In a bid to protect its crown jewels, OpenAI is now requiring government ID verification for developers who want access to its most advanced AI models.
While the move is officially about curbing misuse, a deeper concern is emerging: that OpenAI’s own outputs are being harvested to train competing AI systems.
A new research paper from Copyleaks, a company that specializes in AI content detection, offers evidence of why OpenAI may be acting now. Using a system that identifies the stylistic “fingerprints” of major AI models, Copyleaks estimated that 74% of the outputs from rival Chinese model, DeepSeek-R1, were classified as OpenAI-written.
This doesn’t just suggest overlap — it implies imitation.
Copyleaks’s classifier was also tested on other models including Microsoft’s phi-4 and Elon Musk’s Grok-1. These models scored almost zero similarity to OpenAI — 99.3% and 100% “no-agreement” respectively — indicating independent training. Mistral’s Mixtral model has some similarities, but DeepSeek’s numbers stood out starkly.
The research underscores how even when models are prompted to write in different tones or formats, they still leave behind detectable stylistic signatures — like linguistic fingerprints. These fingerprints persist across tasks, topics, and prompts, and can now be traced back to their source with some accuracy. That has enormous implications for detecting unauthorized model use, enforcing licensing agreements, and protecting intellectual property.
OpenAI didn’t respond to requests for comment. But the company discussed some reasons why it introduced the new verification process. “Unfortunately, a small minority of developers intentionally use the OpenAI APIs in violation of our usage policies,” it wrote when announcing the change recently.
OpenAI says DeepSeek might have ‘inappropriately distilled’ its models
Earlier this year, just after DeepSeek wowed the AI community with reasoning models that were similar in performance to OpenAI’s offerings, the US startup was even clearer: “We are aware of and reviewing indications that DeepSeek may have inappropriately distilled our models.”
Distillation is a process where developers train new models using the outputs of other existing models. While such a technique is common in AI research, doing so without permission could violate OpenAI’s terms of service.
DeepSeek’s research paper about its new R1 model describes using distillation with open-source models, but it doesn’t mention OpenAI. I asked DeepSeek about these allegations of mimicry earlier this year and didn’t get a response.
Critics point out that OpenAI itself built its early models by scraping the web, including content from news publishers, authors, and creators — often without consent. So is it hypocritical for OpenAI to complain when others use its outputs in a similar way?
“It really comes down to consent and transparency,” said Alon Yamin, CEO of Copyleaks.

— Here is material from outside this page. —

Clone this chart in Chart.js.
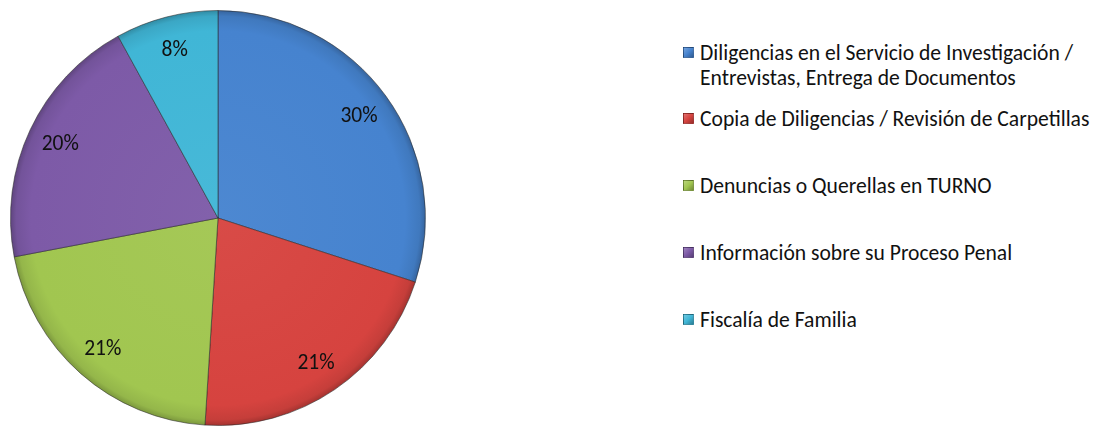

Training on copyrighted human content without permission is one kind of issue. But using the outputs of proprietary AI systems to train competing models is another — it’s more like reverse-engineering someone else’s product, he explained.

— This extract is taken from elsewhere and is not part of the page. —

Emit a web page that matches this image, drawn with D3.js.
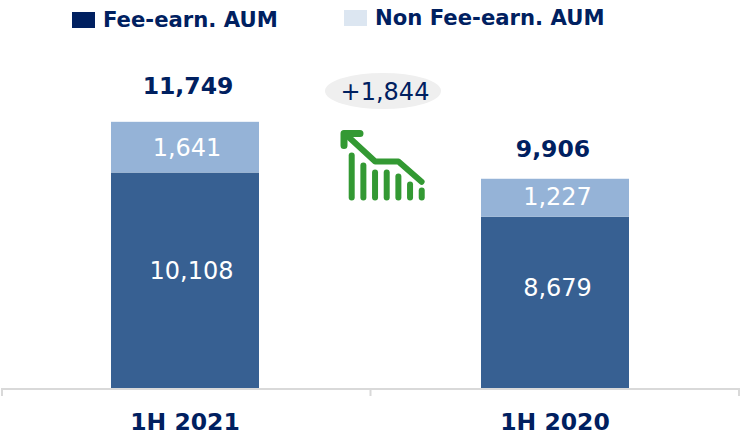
<!DOCTYPE html>
<html>
<head>
<meta charset="utf-8">
<script src="https://cdn.jsdelivr.net/npm/d3@7"></script>
<style>
  html, body { margin: 0; padding: 0; background: #fff; }
  svg { display: block; }
  text { font-family: "DejaVu Sans", Verdana, sans-serif; }
</style>
</head>
<body>
<svg id="chart" width="741" height="433"></svg>
<script>
const categories = ["1H 2021", "1H 2020"];
const feeEarning = [10108, 8679];
const nonFeeEarning = [1641, 1227];
const totals = [11749, 9906];
const seriesNames = ["Fee-earn. AUM", "Non Fee-earn. AUM"];
const deltaLabel = "+1,844";
// icon shape
const iconBars = [42, 32, 25, 25, 21, 13, 7];
const iconArrow = [[1, 5], [39, 45], [68, 45], [97, 74]];
const iconHead = [[0, 22], [0, 5], [20, 5]];

const navy = "#002060";
const axisY = 388;

let svg = d3.select("#chart");

let x = d3.scaleBand().domain(categories).range([0, 740]).paddingInner(0.6).paddingOuter(0.3);
// the source chart has a cut value axis, it does not start at zero
let yMin = 3135;
let y = d3.scaleLinear().domain([yMin, 15691]).range([axisY, 0]);
let fmt = d3.format(",");

let stack = categories.map((c, i) => ({ cat: c, fee: feeEarning[i], non: nonFeeEarning[i], total: totals[i], i: i }));
let mid = d => x(d.cat) + x.bandwidth() / 2;

// stacked bars
svg.selectAll(".fee").data(stack).enter().append("rect")
    .attr("class", "fee")
    .attr("x", d => x(d.cat))
    .attr("width", x.bandwidth())
    .attr("y", d => y(d.fee))
    .attr("height", d => y(yMin) - y(d.fee))
    .attr("fill", "#376092");

svg.selectAll(".non").data(stack).enter().append("rect")
    .attr("class", "non")
    .attr("x", d => x(d.cat))
    .attr("width", x.bandwidth())
    .attr("y", d => y(d.fee + d.non))
    .attr("height", d => y(d.fee) - y(d.fee + d.non))
    .attr("fill", "#95b3d7");

// value labels, the source has them placed by hand so each gets a nudge
let feeNudge = [[6.5, -10], [2.5, -15]];
let nonNudge = [[2, 0], [2.5, -1.5]];
let totalNudge = [[3, -28], [-2, -22]];

svg.selectAll(".feeLabel").data(stack).enter().append("text")
    .attr("x", d => mid(d) + feeNudge[d.i][0])
    .attr("y", d => (y(d.fee) + axisY) / 2 + 9 + feeNudge[d.i][1])
    .attr("text-anchor", "middle")
    .attr("font-size", 24)
    .attr("fill", "#fff")
    .text(d => fmt(d.fee));

svg.selectAll(".nonLabel").data(stack).enter().append("text")
    .attr("x", d => mid(d) + nonNudge[d.i][0])
    .attr("y", d => (y(d.fee) + y(d.fee + d.non)) / 2 + 9 + nonNudge[d.i][1])
    .attr("text-anchor", "middle")
    .attr("font-size", 24)
    .attr("fill", "#fff")
    .text(d => fmt(d.non));

svg.selectAll(".totalLabel").data(stack).enter().append("text")
    .attr("x", d => mid(d) + totalNudge[d.i][0])
    .attr("y", d => y(d.total) + totalNudge[d.i][1])
    .attr("text-anchor", "middle")
    .attr("font-size", 23.5)
    .attr("font-weight", "bold")
    .attr("fill", navy)
    .text(d => fmt(d.total));

// axis line with group separators
let edges = [2, 370.5, 739];
svg.append("line")
    .attr("x1", 2).attr("x2", 739).attr("y1", axisY + 1).attr("y2", axisY + 1)
    .attr("stroke", "#d9d9d9").attr("stroke-width", 2);
svg.selectAll(".sep").data(edges).enter().append("line")
    .attr("class", "sep")
    .attr("x1", d => d).attr("x2", d => d)
    .attr("y1", axisY).attr("y2", axisY + 8)
    .attr("stroke", "#d9d9d9").attr("stroke-width", 2);

svg.selectAll(".catLabel").data(categories).enter().append("text")
    .attr("class", "catLabel")
    .attr("x", d => x(d) + x.bandwidth() / 2)
    .attr("y", 430)
    .attr("text-anchor", "middle")
    .attr("font-size", 23.5)
    .attr("font-weight", "bold")
    .attr("fill", navy)
    .text(d => d);

// legend
let legendX = [72, 344], legendTextX = [103, 375], legendY = [12, 10], legendBase = [27, 25];
let legendFill = [navy, "#dce6f1"];
seriesNames.forEach((name, i) => {
    svg.append("rect")
        .attr("x", legendX[i]).attr("y", legendY[i])
        .attr("width", 23).attr("height", 16)
        .attr("fill", legendFill[i]);
    svg.append("text")
        .attr("x", legendTextX[i]).attr("y", legendBase[i])
        .attr("font-size", 21.2)
        .attr("font-weight", "bold")
        .attr("fill", navy)
        .text(name);
});

// delta bubble
svg.append("ellipse")
    .attr("cx", 383).attr("cy", 91).attr("rx", 58).attr("ry", 18)
    .attr("fill", "#efefef");
svg.append("text")
    .attr("x", 385).attr("y", 100)
    .attr("text-anchor", "middle")
    .attr("font-size", 24)
    .attr("fill", navy)
    .text(deltaLabel);

// green arrow icon
let ix = d3.scaleLinear().domain([0, 100]).range([344, 424]);
let iy = d3.scaleLinear().domain([0, 100]).range([130, 200]);
let toPath = d3.line().x(d => ix(d[0])).y(d => iy(d[1]));
let icon = svg.append("g")
    .attr("stroke", "#339933")
    .attr("fill", "none")
    .attr("stroke-linecap", "round")
    .attr("stroke-linejoin", "round");

icon.selectAll(".iconBar").data(iconBars).enter().append("line")
    .attr("class", "iconBar")
    .attr("x1", (d, i) => 351.7 + i * 11.67)
    .attr("x2", (d, i) => 351.7 + i * 11.67)
    .attr("y1", 197.5)
    .attr("y2", d => 197.5 - d)
    .attr("stroke-width", 6);

icon.append("path")
    .attr("d", toPath(iconArrow))
    .attr("stroke-width", 6);
icon.append("path")
    .attr("d", toPath(iconHead))
    .attr("stroke-width", 7);
</script>
</body>
</html>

Yamin argues that while both practices are ethically fraught, training on OpenAI outputs raises competitive risks, as it essentially transfers hard-earned innovations without the original developer’s knowledge or compensation.
As AI companies race to build ever-more capable models, this debate over who owns what — and who can train on whom — is intensifying. Tools like Copyleaks’ digital fingerprinting system offer a potential way to trace and verify authorship at the model level. For OpenAI and its rivals, that may be both a blessing and a warning.